RALEIGH – My favorite provision of the state-budget proposal from the North Carolina House is to rationalize the treatment of teachers and state employees on the matter of pay increases.

Gov. Mike Easley sought a 7 percent hike in teacher salaries in his quest to push average teacher compensation in North Carolina to the national average. I’m tempted to endorse the national-average standard myself, because North Carolina teacher compensation is already well above it when properly measured. Pushing our pay (down) to the national standard would save North Carolina taxpayers hundreds of millions of dollars a year.

No, not even I’m in favor of that. Still, the notion that state teachers deserve a hefty pay raise and other state employees do not is indefensible.
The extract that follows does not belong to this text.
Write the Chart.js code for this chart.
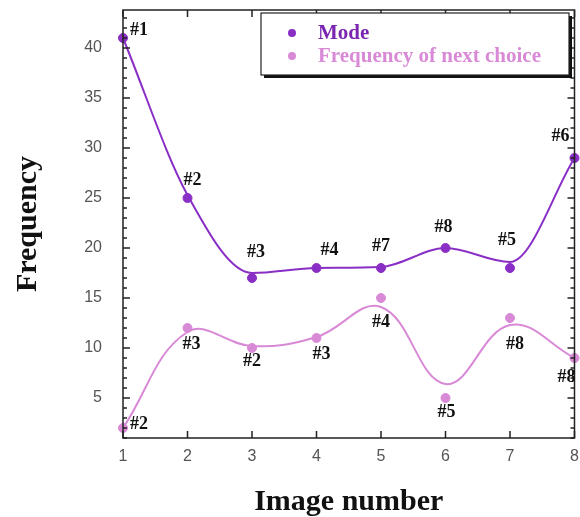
<!DOCTYPE html>
<html>
<head>
<meta charset="utf-8">
<script src="https://cdn.jsdelivr.net/npm/chart.js@4.4.0/dist/chart.umd.min.js"></script>
<style>
  html, body { margin: 0; padding: 0; background: #fff; }
  #wrap { width: 580px; height: 517px; }
</style>
</head>
<body>
<div id="wrap"><canvas id="freqChart" width="580" height="517"></canvas></div>
<script>
// data
const imageNumbers = ["1", "2", "3", "4", "5", "6", "7", "8"];
const modeValues = [41, 25, 17, 18, 18, 20, 18, 29];
const nextValues = [2, 12, 10, 11, 15, 5, 13, 9];
// fitted curves, read at each image number
const modeCurve = [41, 25.3, 17.5, 18, 18.1, 20, 18.6, 29];
const nextCurve = [2, 11.6, 10.2, 11.1, 14.1, 6.4, 12.3, 9];
const modeTags = ["#1", "#2", "#3", "#4", "#7", "#8", "#5", "#6"];
const nextTags = ["#2", "#3", "#2", "#3", "#4", "#5", "#8", "#8"];
const yTicks = [5, 10, 15, 20, 25, 30, 35, 40];

const MODE_COLOR = "#8a2fc6";
const NEXT_COLOR = "#d98ad6";
const SERIF = "'Liberation Serif', 'Times New Roman', serif";

// tag offsets (px) relative to each point
const modeTagOffsets = [[16, -8], [5, -18], [4, -26], [13, -18], [0, -22], [-2, -21], [-3, -28], [-14, -22]];
const nextTagOffsets = [[16, -4], [4, 16], [0, 13], [5, 16], [0, 24], [1, 14], [5, 26], [-8, 19]];

// -------------------------
// frame, inward ticks, tags, titles, legend
// -------------------------
const decorPlugin = {
    id: "decor",
    afterDatasetsDraw(chart) {
        const ctx = chart.ctx;
        const { left, right, top, bottom } = chart.chartArea;
        const xs = chart.scales.x;
        const ys = chart.scales.y;

        ctx.save();
        ctx.strokeStyle = "#222";
        ctx.lineWidth = 1.5;
        ctx.strokeRect(left, top, right - left, bottom - top);

        ctx.beginPath();
        imageNumbers.forEach((_, i) => {
            const px = xs.getPixelForValue(i);
            ctx.moveTo(px, bottom); ctx.lineTo(px, bottom - 7);
            ctx.moveTo(px, top); ctx.lineTo(px, top + 7);
        });
        for (let v = Math.ceil(ys.min); v <= ys.max; v++) {
            const py = ys.getPixelForValue(v);
            const len = v % 5 === 0 ? 7 : 4;
            ctx.moveTo(left, py); ctx.lineTo(left + len, py);
            ctx.moveTo(right, py); ctx.lineTo(right - len, py);
        }
        ctx.stroke();

        // point tags
        ctx.fillStyle = "#111";
        ctx.font = "bold 18px " + SERIF;
        ctx.textAlign = "center";
        ctx.textBaseline = "middle";
        const tagSeries = [[modeValues, modeTags, modeTagOffsets], [nextValues, nextTags, nextTagOffsets]];
        tagSeries.forEach(([vals, tags, offs]) => {
            vals.forEach((v, i) => {
                const px = xs.getPixelForValue(i) + offs[i][0];
                const py = ys.getPixelForValue(v) + offs[i][1];
                ctx.fillText(tags[i], px, py);
            });
        });

        // axis titles
        ctx.font = "bold 30px " + SERIF;
        ctx.textBaseline = "alphabetic";
        ctx.fillText("Image number", (left + right) / 2, 510);
        ctx.save();
        ctx.translate(36, (top + bottom) / 2);
        ctx.rotate(-Math.PI / 2);
        ctx.fillText("Frequency", 0, 0);
        ctx.restore();

        // legend box with shadow
        const lx = 261, ly = 13, lw = 308, lh = 62;
        ctx.fillStyle = "#111";
        ctx.fillRect(lx + 3, ly + 3, lw, lh);
        ctx.fillStyle = "#fff";
        ctx.fillRect(lx, ly, lw, lh);
        ctx.lineWidth = 1.2;
        ctx.strokeRect(lx, ly, lw, lh);

        const entries = [["Mode", MODE_COLOR, "#7a26b0", 33], ["Frequency of next choice", NEXT_COLOR, NEXT_COLOR, 56]];
        ctx.font = "bold 21px " + SERIF;
        ctx.textAlign = "left";
        ctx.textBaseline = "middle";
        entries.forEach(([text, dot, txt, y]) => {
            ctx.fillStyle = dot;
            ctx.beginPath();
            ctx.arc(292, y, 4, 0, Math.PI * 2);
            ctx.fill();
            ctx.fillStyle = txt;
            ctx.fillText(text, 318, y + 1);
        });
        ctx.restore();
    }
};

// no extra label padding round the plot area
function noPad(s) {
    s.paddingTop = 0; s.paddingBottom = 0;
    s.paddingLeft = 0; s.paddingRight = 0;
}

const ctx = document.getElementById("freqChart").getContext("2d");

new Chart(ctx, {
    type: "line",
    data: {
        labels: imageNumbers,
        datasets: [
            {
                label: "Mode fit",
                data: modeCurve,
                borderColor: MODE_COLOR,
                borderWidth: 2,
                pointRadius: 0,
                cubicInterpolationMode: "monotone",
                fill: false
            },
            {
                label: "Next fit",
                data: nextCurve,
                borderColor: NEXT_COLOR,
                borderWidth: 2,
                pointRadius: 0,
                tension: 0.4,
                fill: false
            },
            {
                label: "Mode",
                data: modeValues,
                showLine: false,
                pointRadius: 4.5,
                pointBackgroundColor: MODE_COLOR,
                pointBorderColor: MODE_COLOR
            },
            {
                label: "Frequency of next choice",
                data: nextValues,
                showLine: false,
                pointRadius: 4.5,
                pointBackgroundColor: NEXT_COLOR,
                pointBorderColor: NEXT_COLOR
            }
        ]
    },
    options: {
        responsive: false,
        animation: false,
        layout: { padding: { top: 10, right: 4, left: 0, bottom: 0 } },
        plugins: {
            legend: { display: false },
            tooltip: { enabled: false }
        },
        scales: {
            x: {
                offset: false,
                grid: { display: false },
                border: { display: false },
                ticks: {
                    color: "#555",
                    padding: 1,
                    maxRotation: 0,
                    font: { family: "'Liberation Sans', Arial, sans-serif", size: 16 }
                },
                afterFit: (s) => { s.height = 79; noPad(s); }
            },
            y: {
                min: 1,
                max: 43.8,
                grid: { display: false },
                border: { display: false },
                afterBuildTicks: (s) => { s.ticks = yTicks.map(v => ({ value: v })); },
                ticks: {
                    color: "#555",
                    padding: 13,
                    font: { family: "'Liberation Sans', Arial, sans-serif", size: 16 }
                },
                afterFit: (s) => { s.width = 123; noPad(s); }
            }
        }
    },
    plugins: [decorPlugin]
});
</script>
</body>
</html>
It’s more about the political power of the largest teacher union, the North Carolina Association of Educators, than about real facts and sound priorities. What about state workers who carry out the most basic governmental responsibility, to protect public safety and incapacitate dangerous criminals? What about those who care for wards of the state such as mental patients and abandoned children? What about those who build and maintain public infrastructure?

Indeed, what about the state teachers who really are woefully underpaid, to the detriment of educational quality? I’m referring to community college instructors, whose compensation is well below average no matter how you measure it. The state community college system asked for $48 million this year to boost average salaries, which are lower than in the public schools. Easley preferred to devoted $300 million to his teacher-pay hike while giving community college instructors the same 1.5 percent raise offered to other state employees.

I’d like to see significant improvement in the pay and working conditions at community colleges, but I don’t think lawmakers ought to just shovel additional tax dollars into the system. I’ve long thought that the tuition is far too low. At about $1,300, tuition and fees in North Carolina’s public two-year colleges is close to the bottom of the national scale. It covers only a small percentage of the true cost of educating students. One disruptive and wasteful consequence is that a large number of students drop out of classes before the end of a semester – they don’t have a lot of “skin in the game,” once financial aid is factored in – while colleges derive inadequate resources to give students a higher-quality educational experience.

Preserving access to community colleges for low-income North Carolinians ought to be done directly, via means-tested assistance, rather than indirectly by keeping tuition artificially low.

The House budget at least doesn’t let political heft trump sound policymaking. It offers K-12 teachers a 3 percent raise and other educators and state employees a raise of 2.75 percent or $1,100, whichever is higher. Perhaps the Senate will try to preserve Easley’s preference, but I doubt it will survive in its original form by the end of the process.

Hood is president of the John Locke Foundation.